The Presidential office released a statement saying that the plane’s black box has been sent to the Unites States for analysis and that results can be expected within a week. The press noted the involved of both British and United States authorities in the investigation, no doubt intended to give it more credibility and transparency than an official Mexican investigation alone would carry.
Meanwhile, the Washington Post notes the loss of Miguel Monterrubio, Mouriño’s press spokesman.
“Monterrubio … introduced journalists to marvels of Mexican culture, such as the Day of the Dead, a holiday that features hot chocolate, sweet buns and offerings of brandy and cigars to the departed. He also hosted tours of the Mexican Cultural Center on 16th Street to showcase murals of fabled painter Diego Rivera, husband of artist Frida Kahlo” (Washington Post).
Nov 4th: a night of highs and lows
I thought I knew what the big story was going to be last night as I headed out of the house to a small gathering of people at the apartment of a friend of mine.
We, a bunch of Mexicans and foreigners (English, Irish, Puerto Rican, Australian, Italian and, ahem, Maltese) were planning to sit around the TV with Mexican pals watching the results of the polling unfold in the United States. And we were going to applaud when Barack Obama was elected president.
Heading across from my house towards the Condesa, I walked briskly in what was a chilly November evening – cold for Mexico.

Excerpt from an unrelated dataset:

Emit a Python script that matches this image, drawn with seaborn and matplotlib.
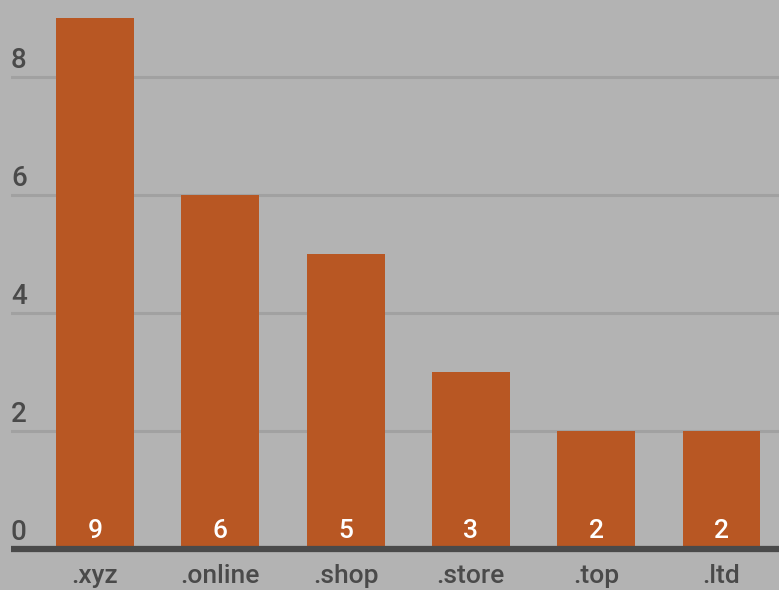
import matplotlib
matplotlib.use("Agg")
import matplotlib.pyplot as plt
import matplotlib.transforms as mtransforms
import seaborn as sns
import pandas as pd

# Top-level domains and their counts
domains = [".xyz", ".online", ".shop", ".store", ".top", ".ltd"]
counts = [9, 6, 5, 3, 2, 2]
y_ticks = [0, 2, 4, 6, 8]

BG = "#b3b3b3"
BAR = "#b85723"
GRID = "#a1a1a1"
AXIS = "#4a4a4a"
TEXT = "#4a4a4a"

sns.set_theme(style="white")
plt.rcParams["font.family"] = ["Roboto", "DejaVu Sans"]

df = pd.DataFrame({"domain": domains, "count": counts})

fig = plt.figure(figsize=(7.79, 5.90), dpi=100, facecolor=BG)
ax = fig.add_axes([11 / 779, 41 / 590, 1 - 11 / 779, 1 - 41 / 590])
ax.set_facecolor(BG)

# Horizontal gridlines behind the bars
for t in y_ticks[1:]:
    ax.axhline(t, color=GRID, linewidth=2.2, zorder=0)

sns.barplot(data=df, x="domain", y="count", color=BAR, width=0.622,
            saturation=1, linewidth=0, edgecolor="none", ax=ax, zorder=2)

ax.set_xlim(-0.670, 5.459)
ax.set_ylim(0, 9.30)

# Thick baseline
ax.axhline(0, color=AXIS, linewidth=4.5, zorder=3, clip_on=False,
           solid_capstyle="butt")

for s in ax.spines.values():
    s.set_visible(False)

ax.set_xlabel("")
ax.set_ylabel("")
ax.set_yticks([])
ax.tick_params(axis="x", length=0, pad=11)
for lab in ax.get_xticklabels():
    lab.set_fontsize(19)
    lab.set_color(TEXT)
    lab.set_fontweight("medium")

# Y tick labels sitting just above each gridline, inside the plot area
trans = mtransforms.blended_transform_factory(ax.transAxes, ax.transData)
up = mtransforms.ScaledTranslation(0, 3 / 100, fig.dpi_scale_trans)
for t in y_ticks:
    ax.text(0.0, t, str(t), transform=trans + up, ha="left", va="bottom",
            fontsize=20, fontweight="medium", color=TEXT, zorder=4)

# Value labels at the foot of each bar
up2 = mtransforms.ScaledTranslation(0, 6 / 100, fig.dpi_scale_trans)
for i, c in enumerate(counts):
    ax.text(i, 0, str(c), transform=ax.transData + up2, ha="center",
            va="bottom", fontsize=19, fontweight="medium", color="white",
            zorder=4)

fig.savefig("out.png", dpi=100, facecolor=BG)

As I was about to step onto Baja California, a major road that cuts across the top of the neighbourhood I was headed to, I heard the familiar sound of police sirens. I stepped back, as six police trucks sped past and ran the red light, with emergency lights spinning and blazing and sirens blaring. In the back, policemen in bullet-proof jackets holding their rifles clasped onto the sides of the trucks in an attempt to stay balanced.
Frankly, I thought nothing of it.
That kind of fuss is a daily occurrence here in Distrito Federal. But, as I bit into my first mini-hamburger of the night twenty-minutes later, a recently-arriving guest informed me that a plane had come down. Just a blovk off Paseo de la Reforma. In it had been Mexico’s Interior Minister Juan Camilo Mouriño, who is roughly speaking the second-most important politician in Mexico after President Felipe Calderon himself.
I had a weird sense of deja-vu, and flashed back to September 11th of the year 2001, when I was on a plane traveling to San Francisco for a conference. We got as far as Edmonton, Canada, when the plane landed – apparently for refueling. The other journalists I was traveling with started talking about how a plane had flown into the World Trade Center in New York, and I remember thinking that it must have been a flying accident. Not so.
Last night, I turned to the internet. Both El Universal and Reforma were carrying pictures of burning cars silhouetting firefighters and onlookers. I made a call to the office. They were on it. But as we settled down to discuss the results of the elections, I couldn’t help feeling that we were following the wrong story.
This morning, most of the national newspapers are carrying dozens of tributes to those who died in yesterday’s plane crash from people around the country. Along with Mouriño, José Luis Santiago Vasconcelos (a presidential advisor who formerly headed the organized-crime unit in the federal attorney general’s office) , Miguel Monterrubio, Arcadio Echeverría, Norma Díaz, Captain Julio César Ramírez Dávalos, co-pilot Álvaro Sánchez and flight attendant Gisel Carrillo also died. El Universal reports that another four people died - presumably they were nearby when the plane hit.
As yet, it looks like it was an accident. The entire plane came down – there was no bomb, no explosion. But of course, this is Mexico – things can change, and that includes versions of the truth.